> **WRITTEN REQUEST**
Leave out the pictures, then reproduce the rest of the material exactly.

> **MATERIAL PROVIDED**
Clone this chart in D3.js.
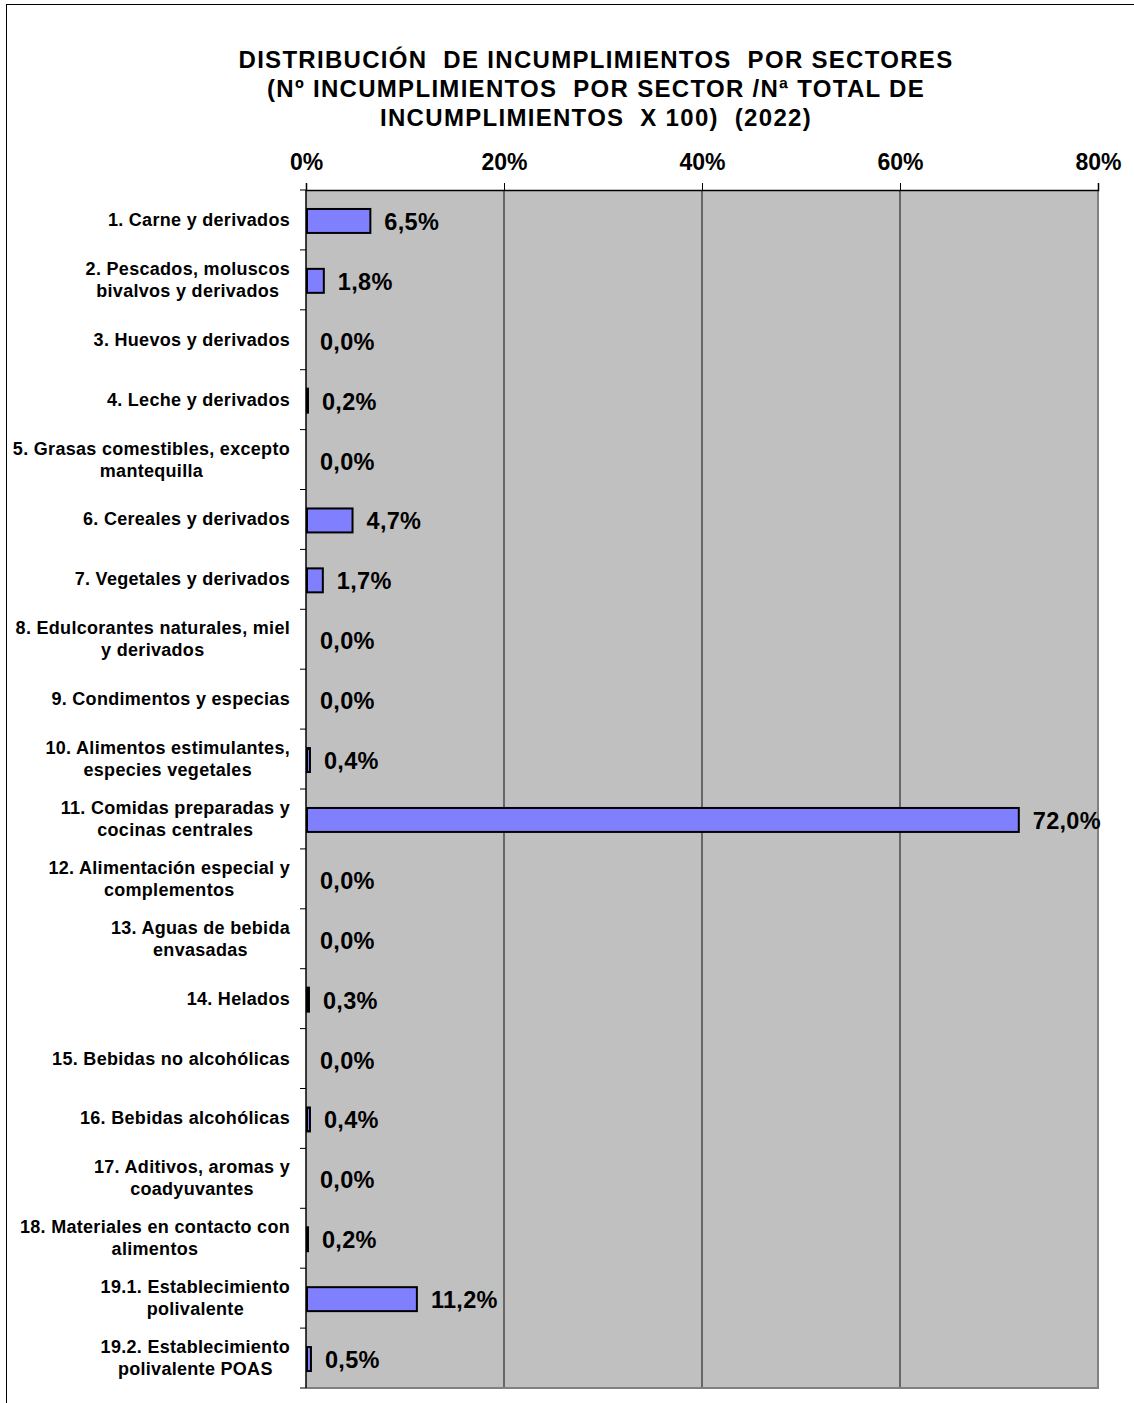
<!DOCTYPE html>
<html lang="es">
<head>
<meta charset="UTF-8">
<title>Distribución de incumplimientos por sectores</title>
<script src="https://d3js.org/d3.v7.min.js"></script>
<style>
  body { margin: 0; background: #fff; }
  text { font-family: "Liberation Sans", Arial, sans-serif; font-weight: bold; fill: #000; }
</style>
</head>
<body>
<svg width="1134" height="1403"></svg>
<script>
// sectors (each entry = lines of the label)
const sectors = [
  ["1. Carne y derivados"],
  ["2. Pescados, moluscos", "bivalvos y derivados"],
  ["3. Huevos y derivados"],
  ["4. Leche y derivados"],
  ["5. Grasas comestibles, excepto", "mantequilla"],
  ["6. Cereales y derivados"],
  ["7. Vegetales y derivados"],
  ["8. Edulcorantes naturales, miel", "y derivados"],
  ["9. Condimentos y especias"],
  ["10. Alimentos estimulantes,", "especies vegetales"],
  ["11. Comidas preparadas y", "cocinas centrales"],
  ["12. Alimentación especial y", "complementos"],
  ["13. Aguas de bebida", "envasadas"],
  ["14. Helados"],
  ["15. Bebidas no alcohólicas"],
  ["16. Bebidas alcohólicas"],
  ["17. Aditivos, aromas y", "coadyuvantes"],
  ["18. Materiales en contacto con", "alimentos"],
  ["19.1. Establecimiento", "polivalente"],
  ["19.2. Establecimiento", "polivalente POAS"]
];

// % of total non-compliances
const percentages = [6.5, 1.8, 0.0, 0.2, 0.0, 4.7, 1.7, 0.0, 0.0, 0.4,
                     72.0, 0.0, 0.0, 0.3, 0.0, 0.4, 0.0, 0.2, 11.2, 0.5];

const xTicks = [0, 20, 40, 60, 80];

const titleLines = [
  "DISTRIBUCIÓN  DE INCUMPLIMIENTOS  POR SECTORES",
  "(Nº INCUMPLIMIENTOS  POR SECTOR /Nª TOTAL DE",
  "INCUMPLIMIENTOS  X 100)  (2022)"
];

const svg = d3.select("svg");
const fmt = v => v.toFixed(1).replace(".", ",") + "%";

// outer frame
svg.append("rect")
  .attr("x", 6.5).attr("y", 4.5)
  .attr("width", 1200).attr("height", 1500)
  .attr("fill", "none").attr("stroke", "#000").attr("stroke-width", 1);

// title
svg.append("g").selectAll("text")
  .data(titleLines)
  .enter().append("text")
  .attr("x", 596)
  .attr("y", (d, i) => 68 + i * 29)
  .attr("text-anchor", "middle")
  .style("font-size", "24px")
  .style("letter-spacing", "1.3px")
  .style("white-space", "pre")
  .text(d => d);

const plotLeft = 306, plotRight = 1098, plotTop = 190, plotBottom = 1388;

const x = d3.scaleLinear().domain([0, 80]).range([plotLeft, plotRight]);
const y = d3.scaleBand().domain(d3.range(sectors.length))
  .range([plotTop, plotBottom]).paddingInner(0.6).paddingOuter(0.3);
const yStep = y.step();

// plot background
svg.append("rect")
  .attr("x", plotLeft).attr("y", plotTop)
  .attr("width", plotRight - plotLeft).attr("height", plotBottom - plotTop)
  .attr("fill", "#c0c0c0");

// gridlines
svg.append("g").selectAll("line")
  .data(xTicks.slice(1, -1))
  .enter().append("line")
  .attr("x1", d => x(d)).attr("x2", d => x(d))
  .attr("y1", plotTop).attr("y2", plotBottom)
  .attr("stroke", "#2a2a2a").attr("stroke-width", 1.2);

// right + bottom border (grey)
svg.append("path")
  .attr("d", `M${plotRight},${plotTop}V${plotBottom}H${plotLeft}`)
  .attr("fill", "none").attr("stroke", "#808080").attr("stroke-width", 2);

// bars
const bars = svg.append("g");
percentages.forEach((v, i) => {
  if (v <= 0) return;
  bars.append("rect")
    .attr("x", x(0) + 1)
    .attr("y", y(i) + 1)
    .attr("width", Math.max(x(v) - x(0) - 1, 0.5))
    .attr("height", y.bandwidth())
    .attr("fill", "#8080ff")
    .attr("stroke", "#000").attr("stroke-width", 2);
});

// top axis
const xAxis = svg.append("g")
  .attr("transform", `translate(0,${plotTop})`)
  .call(d3.axisTop(x).tickValues(xTicks).tickSize(7).tickFormat(d => d + "%"));
xAxis.select(".domain").attr("stroke", "#000").attr("stroke-width", 1.5);
xAxis.selectAll(".tick line").attr("stroke", "#000");
xAxis.selectAll(".tick text")
  .attr("y", -20)
  .style("font-size", "23px")
  .style("font-family", "'Liberation Sans', Arial, sans-serif")
  .style("font-weight", "bold");

// left axis line and category ticks
svg.append("line")
  .attr("x1", plotLeft).attr("x2", plotLeft).attr("y1", plotTop).attr("y2", plotBottom)
  .attr("stroke", "#000").attr("stroke-width", 1.5);
svg.append("g").selectAll("line")
  .data(d3.range(sectors.length + 1))
  .enter().append("line")
  .attr("x1", plotLeft - 6).attr("x2", plotLeft)
  .attr("y1", d => plotTop + d * yStep).attr("y2", d => plotTop + d * yStep)
  .attr("stroke", "#000");

// category labels (centered block, right edge at 290)
const labels = svg.append("g");
sectors.forEach((lines, i) => {
  const cy = y(i) + y.bandwidth() / 2;
  const t = labels.append("text")
    .attr("text-anchor", "middle")
    .style("font-size", "18px")
    .style("letter-spacing", "0.3px");
  const lh = 22;
  const y0 = cy - (lines.length - 1) * lh / 2 + 6;
  lines.forEach((ln, j) => {
    t.append("tspan").attr("y", y0 + j * lh).text(ln);
  });
  let w = 0;
  t.selectAll("tspan").each(function () { w = Math.max(w, this.getComputedTextLength()); });
  t.selectAll("tspan").attr("x", 290 - w / 2);
});

// value labels
svg.append("g").selectAll("text")
  .data(percentages)
  .enter().append("text")
  .attr("x", d => x(d) + 14)
  .attr("y", (d, i) => y(i) + y.bandwidth() / 2 + 10)
  .style("font-size", "23.5px")
  .style("letter-spacing", "0.3px")
  .text(d => fmt(d));
</script>
</body>
</html>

> **TASK OUTPUT**
Clone this chart in D3.js.
<!DOCTYPE html>
<html lang="es">
<head>
<meta charset="UTF-8">
<title>Distribución de incumplimientos por sectores</title>
<script src="https://d3js.org/d3.v7.min.js"></script>
<style>
  body { margin: 0; background: #fff; }
  text { font-family: "Liberation Sans", Arial, sans-serif; font-weight: bold; fill: #000; }
</style>
</head>
<body>
<svg width="1134" height="1403"></svg>
<script>
// sectors (each entry = lines of the label)
const sectors = [
  ["1. Carne y derivados"],
  ["2. Pescados, moluscos", "bivalvos y derivados"],
  ["3. Huevos y derivados"],
  ["4. Leche y derivados"],
  ["5. Grasas comestibles, excepto", "mantequilla"],
  ["6. Cereales y derivados"],
  ["7. Vegetales y derivados"],
  ["8. Edulcorantes naturales, miel", "y derivados"],
  ["9. Condimentos y especias"],
  ["10. Alimentos estimulantes,", "especies vegetales"],
  ["11. Comidas preparadas y", "cocinas centrales"],
  ["12. Alimentación especial y", "complementos"],
  ["13. Aguas de bebida", "envasadas"],
  ["14. Helados"],
  ["15. Bebidas no alcohólicas"],
  ["16. Bebidas alcohólicas"],
  ["17. Aditivos, aromas y", "coadyuvantes"],
  ["18. Materiales en contacto con", "alimentos"],
  ["19.1. Establecimiento", "polivalente"],
  ["19.2. Establecimiento", "polivalente POAS"]
];

// % of total non-compliances
const percentages = [6.5, 1.8, 0.0, 0.2, 0.0, 4.7, 1.7, 0.0, 0.0, 0.4,
                     72.0, 0.0, 0.0, 0.3, 0.0, 0.4, 0.0, 0.2, 11.2, 0.5];

const xTicks = [0, 20, 40, 60, 80];

const titleLines = [
  "DISTRIBUCIÓN  DE INCUMPLIMIENTOS  POR SECTORES",
  "(Nº INCUMPLIMIENTOS  POR SECTOR /Nª TOTAL DE",
  "INCUMPLIMIENTOS  X 100)  (2022)"
];

const svg = d3.select("svg");
const fmt = v => v.toFixed(1).replace(".", ",") + "%";

// outer frame
svg.append("rect")
  .attr("x", 6.5).attr("y", 4.5)
  .attr("width", 1200).attr("height", 1500)
  .attr("fill", "none").attr("stroke", "#000").attr("stroke-width", 1);

// title
svg.append("g").selectAll("text")
  .data(titleLines)
  .enter().append("text")
  .attr("x", 596)
  .attr("y", (d, i) => 68 + i * 29)
  .attr("text-anchor", "middle")
  .style("font-size", "24px")
  .style("letter-spacing", "1.3px")
  .style("white-space", "pre")
  .text(d => d);

const plotLeft = 306, plotRight = 1098, plotTop = 190, plotBottom = 1388;

const x = d3.scaleLinear().domain([0, 80]).range([plotLeft, plotRight]);
const y = d3.scaleBand().domain(d3.range(sectors.length))
  .range([plotTop, plotBottom]).paddingInner(0.6).paddingOuter(0.3);
const yStep = y.step();

// plot background
svg.append("rect")
  .attr("x", plotLeft).attr("y", plotTop)
  .attr("width", plotRight - plotLeft).attr("height", plotBottom - plotTop)
  .attr("fill", "#c0c0c0");

// gridlines
svg.append("g").selectAll("line")
  .data(xTicks.slice(1, -1))
  .enter().append("line")
  .attr("x1", d => x(d)).attr("x2", d => x(d))
  .attr("y1", plotTop).attr("y2", plotBottom)
  .attr("stroke", "#2a2a2a").attr("stroke-width", 1.2);

// right + bottom border (grey)
svg.append("path")
  .attr("d", `M${plotRight},${plotTop}V${plotBottom}H${plotLeft}`)
  .attr("fill", "none").attr("stroke", "#808080").attr("stroke-width", 2);

// bars
const bars = svg.append("g");
percentages.forEach((v, i) => {
  if (v <= 0) return;
  bars.append("rect")
    .attr("x", x(0) + 1)
    .attr("y", y(i) + 1)
    .attr("width", Math.max(x(v) - x(0) - 1, 0.5))
    .attr("height", y.bandwidth())
    .attr("fill", "#8080ff")
    .attr("stroke", "#000").attr("stroke-width", 2);
});

// top axis
const xAxis = svg.append("g")
  .attr("transform", `translate(0,${plotTop})`)
  .call(d3.axisTop(x).tickValues(xTicks).tickSize(7).tickFormat(d => d + "%"));
xAxis.select(".domain").attr("stroke", "#000").attr("stroke-width", 1.5);
xAxis.selectAll(".tick line").attr("stroke", "#000");
xAxis.selectAll(".tick text")
  .attr("y", -20)
  .style("font-size", "23px")
  .style("font-family", "'Liberation Sans', Arial, sans-serif")
  .style("font-weight", "bold");

// left axis line and category ticks
svg.append("line")
  .attr("x1", plotLeft).attr("x2", plotLeft).attr("y1", plotTop).attr("y2", plotBottom)
  .attr("stroke", "#000").attr("stroke-width", 1.5);
svg.append("g").selectAll("line")
  .data(d3.range(sectors.length + 1))
  .enter().append("line")
  .attr("x1", plotLeft - 6).attr("x2", plotLeft)
  .attr("y1", d => plotTop + d * yStep).attr("y2", d => plotTop + d * yStep)
  .attr("stroke", "#000");

// category labels (centered block, right edge at 290)
const labels = svg.append("g");
sectors.forEach((lines, i) => {
  const cy = y(i) + y.bandwidth() / 2;
  const t = labels.append("text")
    .attr("text-anchor", "middle")
    .style("font-size", "18px")
    .style("letter-spacing", "0.3px");
  const lh = 22;
  const y0 = cy - (lines.length - 1) * lh / 2 + 6;
  lines.forEach((ln, j) => {
    t.append("tspan").attr("y", y0 + j * lh).text(ln);
  });
  let w = 0;
  t.selectAll("tspan").each(function () { w = Math.max(w, this.getComputedTextLength()); });
  t.selectAll("tspan").attr("x", 290 - w / 2);
});

// value labels
svg.append("g").selectAll("text")
  .data(percentages)
  .enter().append("text")
  .attr("x", d => x(d) + 14)
  .attr("y", (d, i) => y(i) + y.bandwidth() / 2 + 10)
  .style("font-size", "23.5px")
  .style("letter-spacing", "0.3px")
  .text(d => fmt(d));
</script>
</body>
</html>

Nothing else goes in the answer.